Puis un poste de professeur à l’Université de La Réunion la fait revenir dans le sérail académique. Nouvel hémisphère et nouvelle réorientation thématique, puisqu’elle travaille sur l’utilisation de bactéries lactiques pour la production de fruits et légumes transformés. Maitriser le développement de ces bactéries, faiblement acidifiantes, permet de jouer sur les équilibres microbiens pour limiter le développement des bactéries pathogènes. L’intérêt est double : en évitant le chauffage, cette technique garde la qualité nutritionnelle des aliments et assure la conservation des produits. Des caractéristiques intéressantes pour différents produits frais à base de fruits et légumes comme des jus, smoothies, produits lactofermentés ou encore fruits prédécoupés. Son équipe a d’ailleurs obtenu un brevet en août dernier pour la technique de biopréservation de la carotte et de la mangue. Et une discussion est engagée pour la reprise du process par l’industrie agroalimentaire.

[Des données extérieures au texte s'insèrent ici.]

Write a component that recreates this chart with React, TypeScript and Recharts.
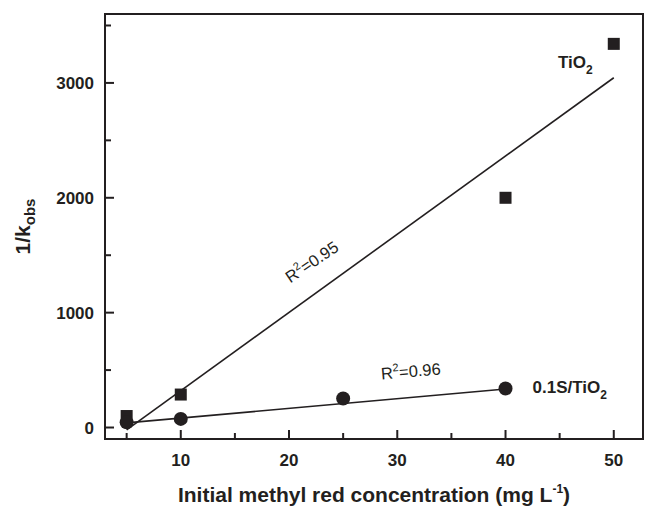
import React from 'react'
import {
  ComposedChart,
  Line,
  Scatter,
  XAxis,
  YAxis,
  ReferenceArea,
  ReferenceDot
} from 'recharts'

// measured points
const tio2X = [5, 10, 40, 50]
const tio2Y = [100, 287, 2000, 3340]
const sTio2X = [5, 10, 25, 40]
const sTio2Y = [45, 75, 252, 340]

const tio2FitX = [5, 50]
const tio2FitY = [-20, 3045]
const sTio2FitX = [5, 40]
const sTio2FitY = [40, 335]

const xTicks = [5, 10, 15, 20, 25, 30, 35, 40, 45, 50]
const xLabels = [10, 20, 30, 40, 50]
const yTicks = [0, 500, 1000, 1500, 2000, 2500, 3000, 3500]
const yLabels = [0, 1000, 2000, 3000]

const ink = '#231f20'
const font = '"Liberation Sans", Arial, sans-serif'

const zip = (xs: number[], ys: number[]) => xs.map((x, i) => ({ x, y: ys[i] }))

const tio2 = zip(tio2X, tio2Y)
const sTio2 = zip(sTio2X, sTio2Y)
const tio2Fit = zip(tio2FitX, tio2FitY)
const sTio2Fit = zip(sTio2FitX, sTio2FitY)

const XTick = ({ x, y, payload }: any) => {
  const major = xLabels.includes(payload.value)
  return (
    <g>
      <line x1={x} y1={y} x2={x} y2={y - (major ? 9 : 6)} stroke={ink} strokeWidth={2} />
      {major && (
        <text x={x} y={y + 27} textAnchor="middle" fontFamily={font} fontWeight="bold" fontSize={17} fill={ink}>
          {payload.value}
        </text>
      )}
    </g>
  )
}

const YTick = ({ x, y, payload }: any) => {
  const major = yLabels.includes(payload.value)
  return (
    <g>
      <line x1={x} y1={y} x2={x + (major ? 9 : 6)} y2={y} stroke={ink} strokeWidth={2} />
      {major && (
        <text x={x - 11} y={y + 6} textAnchor="end" fontFamily={font} fontWeight="bold" fontSize={17} fill={ink}>
          {payload.value}
        </text>
      )}
    </g>
  )
}

const XTitle = ({ viewBox }: any) => (
  <text
    x={viewBox.x + viewBox.width / 2}
    y={viewBox.y + 63}
    textAnchor="middle"
    fontFamily={font}
    fontWeight="bold"
    fontSize={21}
    fill={ink}
  >
    Initial methyl red concentration (mg L
    <tspan dy={-9} fontSize={12}>-1</tspan>
    <tspan dy={9}>)</tspan>
  </text>
)

const YTitle = ({ viewBox }: any) => {
  const cx = 30
  const cy = viewBox.y + viewBox.height / 2
  return (
    <text
      x={cx}
      y={cy}
      transform={`rotate(-90 ${cx} ${cy})`}
      textAnchor="middle"
      fontFamily={font}
      fontWeight="bold"
      fontSize={21}
      fill={ink}
    >
      1/k
      <tspan dy={5} fontSize={15}>obs</tspan>
    </text>
  )
}

const Square = ({ cx, cy }: any) => <rect x={cx - 6} y={cy - 6} width={12} height={12} fill={ink} />
const Dot = ({ cx, cy }: any) => <circle cx={cx} cy={cy} r={7} fill={ink} />

const boldLabel = (main: string) => ({ cx, cy }: any) => (
  <text x={cx} y={cy} fontFamily={font} fontWeight="bold" fontSize={17} fill={ink}>
    {main}
    <tspan dy={6} fontSize={12}>2</tspan>
  </text>
)

const rSquared = (value: string, angle: number) => ({ cx, cy }: any) => (
  <text
    x={cx}
    y={cy}
    transform={`rotate(${angle} ${cx} ${cy})`}
    textAnchor="middle"
    fontFamily={font}
    fontSize={16.5}
    fill={ink}
  >
    R<tspan dy={-7} fontSize={11}>2</tspan>
    <tspan dy={7}>={value}</tspan>
  </text>
)

export default function App() {
  return (
    <div style={{ position: 'absolute', left: 0, top: 0, background: '#fff' }}>
      <ComposedChart width={646} height={506} margin={{ top: 14, right: 3, bottom: 0, left: 0 }}>
        <XAxis
          type="number"
          dataKey="x"
          domain={[3, 52.7]}
          ticks={xTicks}
          interval={0}
          allowDataOverflow
          height={67}
          tickSize={0}
          tickMargin={0}
          tickLine={false}
          axisLine={{ stroke: ink, strokeWidth: 2 }}
          tick={<XTick />}
          label={(p: any) => <XTitle {...p} />}
        />
        <YAxis
          type="number"
          dataKey="y"
          domain={[-100, 3600]}
          ticks={yTicks}
          interval={0}
          allowDataOverflow
          width={105}
          tickSize={0}
          tickMargin={0}
          tickLine={false}
          axisLine={{ stroke: ink, strokeWidth: 2 }}
          tick={<YTick />}
          label={(p: any) => <YTitle {...p} />}
        />
        <ReferenceArea x1={3} x2={52.7} y1={-100} y2={3600} fill="none" stroke={ink} strokeWidth={2} />
        <Line data={tio2Fit} dataKey="y" type="linear" stroke={ink} strokeWidth={1.6} dot={false} isAnimationActive={false} />
        <Line data={sTio2Fit} dataKey="y" type="linear" stroke={ink} strokeWidth={1.6} dot={false} isAnimationActive={false} />
        <Scatter data={tio2} dataKey="y" shape={<Square />} isAnimationActive={false} />
        <Scatter data={sTio2} dataKey="y" shape={<Dot />} isAnimationActive={false} />
        <ReferenceDot x={44.85} y={3130} r={0} shape={boldLabel('TiO')} />
        <ReferenceDot x={42.5} y={300} r={0} shape={boldLabel('0.1S/TiO')} />
        <ReferenceDot x={22.4} y={1400} r={0} shape={rSquared('0.95', -34)} />
        <ReferenceDot x={31.3} y={440} r={0} shape={rSquared('0.96', -5)} />
      </ComposedChart>
    </div>
  )
}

Mais ce parcours académique ne fait pas tout. L’enseignante-chercheuse sait que, pour ce nouveau poste, se sont ses compétences de direction qui seront surtout à l’honneur : « Dans l’UMR SPO, mon rôle sera de faire fonctionner un collectif de près d’une centaine de personnes (dont soixante permanents). » Elle a déjà fait ses premiers pas dans la fonction de direction en tant que directrice adjointe de l’École supérieure d’ingénieurs Réunion Océan Indien (ESIROI), en charge de la formation. Aujourd’hui, « la dynamique positive » qu’elle a découvert au sein de cette unité, qui réunit INRAE, Montpellier SupAgro et l’Université Montpellier, lui a plu. « Il y eu un gros travail avec les équipes, qui a abouti à une réorganisation autour des grands enjeux de l’œnologie », se réjouit celle qui se félicite aussi de cette promotion dans sa ville de prédilection.